Pakistan offers India moratorium on nuclear tests

ISLAMABAD: As a verbal duel between Pakistan and India heats up in the backdrop of escalation of violence in the disputed region of Kashmir, Islamabad on Tuesday renewed its proposal for a bilateral agreement for a moratorium on testing of nuclear devices.

The bilateral arrangement will send a positive signal to the members of the Nuclear Suppliers Group (NSG), which are currently discussing non-proliferation commitments of non-NPT states in relation to the question of membership, Foreign Office spokesperson Nafees Zakria said in a statement.

Pakistan and India both seek a membership of the NSG and have already voluntarily declared that they will not conduct more nuclear tests. But Zakria said the unilateral moratoriums declared by the two countries were legally non-binding and could be withdrawn unilaterally.

“A bilateral arrangement will be mutually binding and difficult to withdraw unilaterally,” he added.

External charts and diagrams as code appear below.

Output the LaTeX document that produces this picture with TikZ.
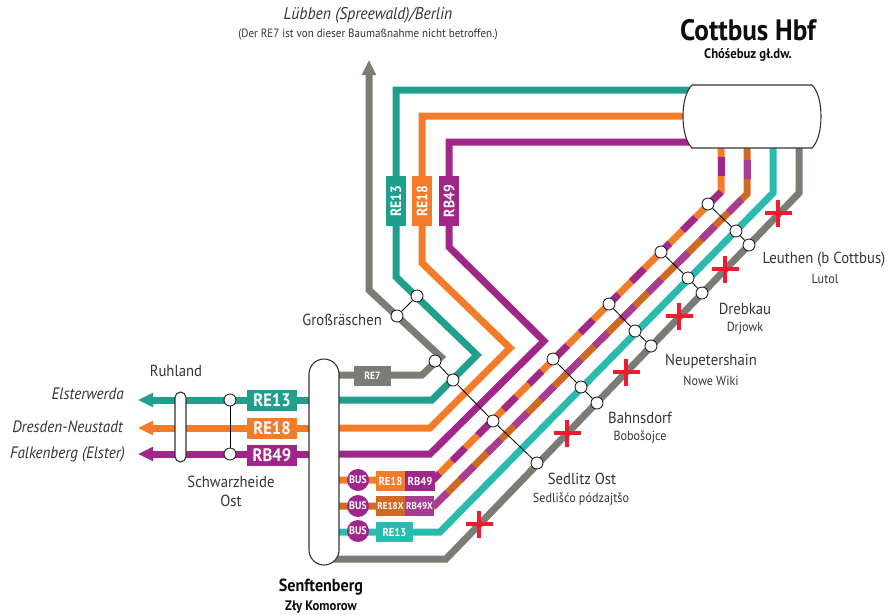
\documentclass[tikz,border=0pt]{standalone}
\usepackage{fontspec}
\setmainfont[FakeStretch=0.92]{PT Sans}
\usetikzlibrary{arrows.meta}
\definecolor{cTeal}{HTML}{1F9F8C}
\definecolor{cTealL}{HTML}{2ABBAE}
\definecolor{cOr}{HTML}{F47B28}
\definecolor{cOrD}{HTML}{CF6A25}
\definecolor{cPu}{HTML}{A1268A}
\definecolor{cPuL}{HTML}{A83C92}
\definecolor{cGr}{HTML}{7B7D75}
\definecolor{cRed}{HTML}{EE1C2E}
\newcommand{\fs}[1]{\fontsize{#1}{#1}\selectfont}
\tikzset{
  x=1pt,y=-1pt,
  track/.style={line width=7pt,line join=miter,miter limit=10},
  link/.style={black,line width=0.8pt},
  halt/.style={circle,draw=black!85,fill=white,line width=0.9pt,minimum size=12pt,inner sep=0pt},
  hub/.style={draw=black!80,fill=white,line width=1.1pt,inner sep=0pt},
  lab/.style={inner sep=0pt,text=white,font=\bfseries,anchor=center},
  bus/.style={circle,fill=cPu,text=white,minimum size=22pt,inner sep=0pt,font=\bfseries\fs{11}},
  nm/.style={inner sep=0pt,font=\fs{16},text=black!80},
  sub/.style={inner sep=0pt,font=\fs{13.2},text=black!80},
  dir/.style={inner sep=0pt,font=\itshape\fs{16.5},text=black!80,anchor=east},
  tip/.style={-{Triangle[length=15pt,width=13.5pt]}},
  cross/.style={cRed,line width=4.5pt}
}
\begin{document}
\begin{tikzpicture}
\useasboundingbox (0,0) rectangle (894,614);

\coordinate (nLub) at (369,60);
\coordinate (nEls) at (138,400);
\coordinate (nDre) at (138,428);
\coordinate (nFal) at (138,454);

% upper tracks
\draw[track,cGr,tip] (339,375) -- (422,375) -- (441,357) -- (369,290) -- (nLub);
\draw[track,cTeal] (700,90) -- (396,90) -- (396,277) -- (477,355) -- (432,400) -- (339,400);
\draw[track,cOr] (700,116) -- (422,116) -- (422,263) -- (510,348) -- (430,428) -- (339,428);
\draw[track,cPu] (700,142) -- (449,142) -- (449,247) -- (544,341) -- (430,454) -- (339,454);

% left tracks
\draw[track,cTeal,tip] (320,400) -- (nEls);
\draw[track,cOr,tip] (320,428) -- (nDre);
\draw[track,cPu,tip] (320,454) -- (nFal);

% lower tracks
\draw[track,cOr] (721,140) -- (721,192) -- (433,480) -- (330,480);
\draw[track,cPu] (721,157) -- (721,176);
\draw[track,cPu,dash pattern=on 18.1pt off 18.1pt] (721,192) -- (433,480);
\draw[track,cOrD] (747,140) -- (747,194) -- (434,506) -- (330,506);
\draw[track,cPuL] (747,160) -- (747,179);
\draw[track,cPuL,dash pattern=on 18.9pt off 18.9pt,dash phase=30.3pt] (747,194) -- (434,506);
\draw[track,cTealL] (773,140) -- (773,193) -- (440,532) -- (330,532);
\draw[track,cGr] (799,140) -- (799,193) -- (446,559) -- (330,559);

% hubs
\node[hub,rounded corners=15pt,minimum width=30pt,minimum height=206pt] (senf) at (324,462) {};
\node[hub,rounded corners=5.5pt,minimum width=11pt,minimum height=70pt] (ruhl) at (180.5,427) {};
\node[inner sep=0pt,minimum width=138pt,minimum height=63pt] (cott) at (752,116.5) {};
\draw[hub] (692,85) -- (812,85) .. controls (818,91) and (821,103) .. (821,116.5)
  .. controls (821,130) and (818,142) .. (812,148) -- (692,148)
  .. controls (686,142) and (683,130) .. (683,116.5)
  .. controls (683,103) and (686,91) .. (692,85) -- cycle;

% line labels
\node[lab,fill=cTeal,minimum width=50pt,minimum height=21pt,font=\bfseries\fs{18}] (l13) at (272,400) {RE13};
\node[lab,fill=cOr,minimum width=50pt,minimum height=21pt,font=\bfseries\fs{18}] (l18) at (272,428) {RE18};
\node[lab,fill=cPu,minimum width=50pt,minimum height=21pt,font=\bfseries\fs{18}] (l49) at (272,455) {RB49};
\node[lab,fill=cGr,minimum width=37pt,minimum height=20pt,font=\bfseries\fs{10.5}] (l7) at (372.5,376) {RE7};
\node[lab,fill=cTeal,rotate=90,minimum width=50pt,minimum height=20pt,font=\bfseries\fs{15}] (v13) at (396,201) {RE13};
\node[lab,fill=cOr,rotate=90,minimum width=50pt,minimum height=20pt,font=\bfseries\fs{15}] (v18) at (422,201) {RE18};
\node[lab,fill=cPu,rotate=90,minimum width=50pt,minimum height=20pt,font=\bfseries\fs{15}] (v49) at (449,201) {RB49};

% bus rows
\node[bus] (b1) at (358,480) {BUS};
\node[bus] (b2) at (358,506) {BUS};
\node[bus] (b3) at (358,531) {BUS};
\node[lab,fill=cOr,minimum width=29pt,minimum height=20pt,font=\bfseries\fs{11.5}] (r18) at (390.5,481) {RE18};
\node[lab,fill=cPu,minimum width=30pt,minimum height=20pt,font=\bfseries\fs{11.5}] (r49) at (420,481) {RB49};
\node[lab,fill=cOrD,minimum width=29pt,minimum height=20pt,font=\bfseries\fs{9.8}] (r18x) at (390.5,506) {RE18X};
\node[lab,fill=cPuL,minimum width=29pt,minimum height=20pt,font=\bfseries\fs{9.8}] (r49x) at (419.5,506) {RB49X};
\node[lab,fill=cTealL,minimum width=37pt,minimum height=20pt,font=\bfseries\fs{11.5}] (r13) at (394.5,532) {RE13};

% stations
\node[halt] (sa) at (230,400) {};
\node[halt] (sb) at (230,454) {};
\draw[link] (sa) -- (sb);
\node[halt] (g1) at (397,316) {};
\node[halt] (g2) at (417,296) {};
\draw[link] (g1) -- (g2);
\node[halt] (s1) at (435,361) {};
\node[halt] (s2) at (453,380) {};
\node[halt] (s3) at (493,421) {};
\node[halt] (s4) at (537,463) {};
\draw[link] (s1) -- (s2);
\draw[link] (s2) -- (s3);
\draw[link] (s3) -- (s4);
\node[halt] (a1) at (553,359) {};
\node[halt] (a2) at (581,387) {};
\node[halt] (a3) at (597,403) {};
\draw[link] (a1) -- (a2);
\draw[link] (a2) -- (a3);
\node[halt] (c1) at (609,304) {};
\node[halt] (c2) at (635,331) {};
\node[halt] (c3) at (651,346) {};
\draw[link] (c1) -- (c2);
\draw[link] (c2) -- (c3);
\node[halt] (d1) at (661,252) {};
\node[halt] (d2) at (688,278) {};
\node[halt] (d3) at (702,293) {};
\draw[link] (d1) -- (d2);
\draw[link] (d2) -- (d3);
\node[halt] (e1) at (708,204) {};
\node[halt] (e2) at (736,231) {};
\node[halt] (e3) at (749,245) {};
\draw[link] (e1) -- (e2);
\draw[link] (e2) -- (e3);

% disruption marks
\foreach \cx/\cy in {778/213,725/269,679/316,626/372,567/433,479/524}{
  \draw[cross] (\cx-13.5,\cy) -- (\cx+13.5,\cy);
  \draw[cross] (\cx,\cy-13.5) -- (\cx,\cy+13.5);
}

% texts
\node[inner sep=0pt,font=\itshape\fs{17},text=black!80] (t1) at (368,15) {Lübben (Spreewald)/Berlin};
\node[inner sep=0pt,font=\fs{12},text=black!80] (t2) at (368,35) {(Der RE7 ist von dieser Baumaßnahme nicht betroffen.)};
\node[inner sep=0pt,font=\bfseries\fs{29.5},text=black!95] (t3) at (748,30) {Cottbus Hbf};
\node[inner sep=0pt,font=\bfseries\fs{13.8},text=black!95] (t4) at (748,55) {Chóśebuz gł.dw.};
\node[nm] (t5) at (176,371) {Ruhland};
\node[dir] (t6) at (124,394) {Elsterwerda};
\node[dir] (t7) at (123,427) {Dresden-Neustadt};
\node[dir] (t8) at (125,454) {Falkenberg (Elster)};
\node[nm] (t9) at (231,482) {Schwarzheide};
\node[nm] (t10) at (231,501) {Ost};
\node[nm,anchor=east] (t11) at (382,320) {Großräschen};
\node[inner sep=0pt,font=\bfseries\fs{17.5},text=black!95] (t12) at (321,587) {Senftenberg};
\node[inner sep=0pt,font=\bfseries\fs{13.8},text=black!95] (t13) at (321,607) {Zły Komorow};
\node[nm] (t14) at (824,260) {Leuthen (b Cottbus)};
\node[sub] (t15) at (825,279) {Lutol};
\node[nm] (t16) at (745,309) {Drebkau};
\node[sub] (t17) at (745,328) {Drjowk};
\node[nm] (t18) at (711,361) {Neupetershain};
\node[sub] (t19) at (711,381) {Nowe Wiki};
\node[nm] (t20) at (640,418) {Bahnsdorf};
\node[sub] (t21) at (640,437) {Bobošojce};
\node[nm] (t22) at (582,479) {Sedlitz Ost};
\node[sub] (t23) at (581,499) {Sedlišćo pódzajtšo};
\end{tikzpicture}
\end{document}
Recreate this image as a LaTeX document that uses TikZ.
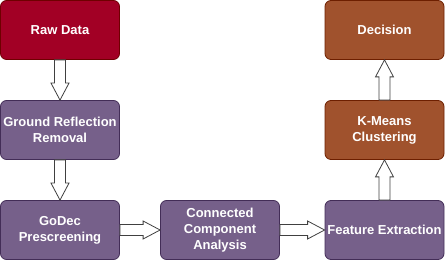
\documentclass[tikz,border=0pt]{standalone}
\usepackage{fontspec}
\setmainfont{Liberation Sans}
\usetikzlibrary{calc}

\definecolor{rawfill}{HTML}{A20025}
\definecolor{rawline}{HTML}{6F0000}
\definecolor{procfill}{HTML}{76608A}
\definecolor{procline}{HTML}{432D57}
\definecolor{decfill}{HTML}{A0522D}
\definecolor{decline}{HTML}{6D1F00}

% hollow block arrow from one anchor to another
\newcommand{\blockarrow}[2]{%
  \coordinate (ba-s) at (#1);
  \coordinate (ba-e) at (#2);
  \coordinate (ba-b) at ($(ba-e)!17pt!(ba-s)$);
  \draw[hollow] ($(ba-s)!5.5pt!90:(ba-e)$) -- ($(ba-b)!5.5pt!90:(ba-e)$)
    -- ($(ba-b)!9pt!90:(ba-e)$) -- (ba-e) -- ($(ba-b)!9pt!-90:(ba-e)$)
    -- ($(ba-b)!5.5pt!-90:(ba-e)$) -- ($(ba-s)!5.5pt!-90:(ba-e)$) -- cycle;}

\begin{document}
\begin{tikzpicture}[
  x=1pt, y=-1pt,
  font=\fontsize{13}{16}\selectfont\bfseries,
  block/.style={
    rounded corners=6pt,
    line width=0.8pt,
    align=center,
    minimum width=119pt,
    minimum height=59pt,
    inner sep=1pt,
    text=white
  },
  rawblock/.style={block, draw=rawline, fill=rawfill},
  procblock/.style={block, draw=procline, fill=procfill},
  decblock/.style={block, draw=decline, fill=decfill},
  hollow/.style={draw=black!75, fill=white, line width=0.8pt, line join=miter}
]
\useasboundingbox (0,0) rectangle (445,261);

\node[rawblock] (raw) at (60,30) {Raw Data};
\node[procblock] (ground) at (60,130) {Ground Reflection\\Removal};
\node[procblock] (godec) at (60,230) {GoDec\\Prescreening};
\node[procblock] (ccomp) at (220,230) {Connected\\Component\\Analysis};
\node[procblock] (feature) at (384.5,230) {Feature Extraction};
\node[decblock] (kmeans) at (384.5,130) {K-Means\\Clustering};
\node[decblock] (decision) at (384.5,30) {Decision};

\blockarrow{raw.south}{ground.north}
\blockarrow{ground.south}{godec.north}
\blockarrow{godec.east}{ccomp.west}
\blockarrow{ccomp.east}{feature.west}
\blockarrow{feature.north}{kmeans.south}
\blockarrow{kmeans.north}{decision.south}

\end{tikzpicture}
\end{document}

The spokesperson said that following the nuclear tests in 1998, Pakistan had offered India simultaneous adherence to the Comprehensive Test Ban Treaty (CTBT). The proposal did not elicit a favourable response from India, he regretted.

“Once again, in the larger interest of peace and stability in the region, as also in the global context, Pakistan has indicated the possibility that the two countries may consider a bilateral arrangement,” said the spokesperson.

Zakaria maintained that Pakistan’s move was reflective of its policy of promoting restraint and responsibility in South Asia and its consistent support for the objectives of the CTBT. “The bilateral non-testing arrangement, if mutually agreed, could become binding immediately without waiting for the entry into force of the CTBT at the international level,” he said.

Moreover, he said both countries could consider working out details of the arrangement and mutually agreed confidence-building measures in relation to it. “It could set the tone for further mutually agreed measures on restraint and avoidance of an arms race in South Asia.” The proposal came at a time when relations between Pakistan and India are at the lowest ebb.